In GitPython, I can iterate separately the diff information for every change in the tree by calling the diff()
method between different commit objects. If I call diff()
with the create_patch=True
keyword argument, a patch string is created for every change (additions, deletions, renames) which I can access through the created diff
object, and dissect for the changes.
However, I don't have a parent to compare to with the first commit.
import git
from git.compat import defenc
repo = git.Repo("path_to_my_repo")
commits = list(repo.iter_commits('master'))
commits.reverse()
for i in commits:
if not i.parents:
# First commit, don't know what to do
continue
else:
# Has a parent
diff = i.diff(i.parents[0], create_patch=True)
for k in diff:
try:
# Get the patch message
msg = k.diff.decode(defenc)
print(msg)
except UnicodeDecodeError:
continue
You can use the method
diff = repo.git.diff_tree(i.hexsha, '--', root=True)
But this calls git diff
on the whole tree with the given arguments, returns a string and I cannot get the information for every file separately.

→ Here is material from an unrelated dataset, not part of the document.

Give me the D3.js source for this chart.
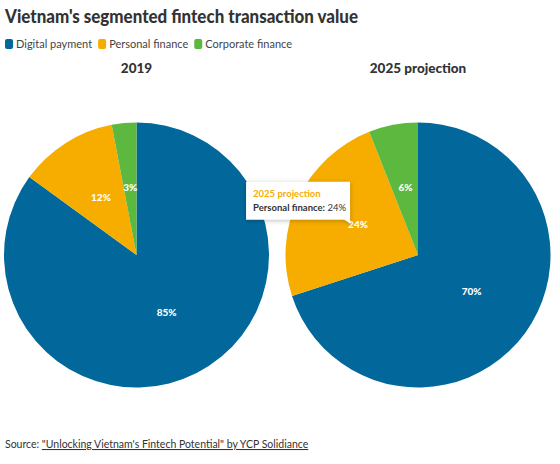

Maybe, there is a way to create a root
object of some sorts. How can I get the first changes in a repository?
EDIT
A dirty workaround seems to be comparing to the empty tree by directly using its hash:
EMPTY_TREE_SHA = "4b825dc642cb6eb9a060e54bf8d69288fbee4904"
....
if not i.parents:
diff = i.diff(EMPTY_TREE_SHA, create_patch=True, **diffArgs)
else:
diff = i.diff(i.parents[0], create_patch=True, **diffArgs)
But this hardly seems like a real solution. Other answers are still welcome.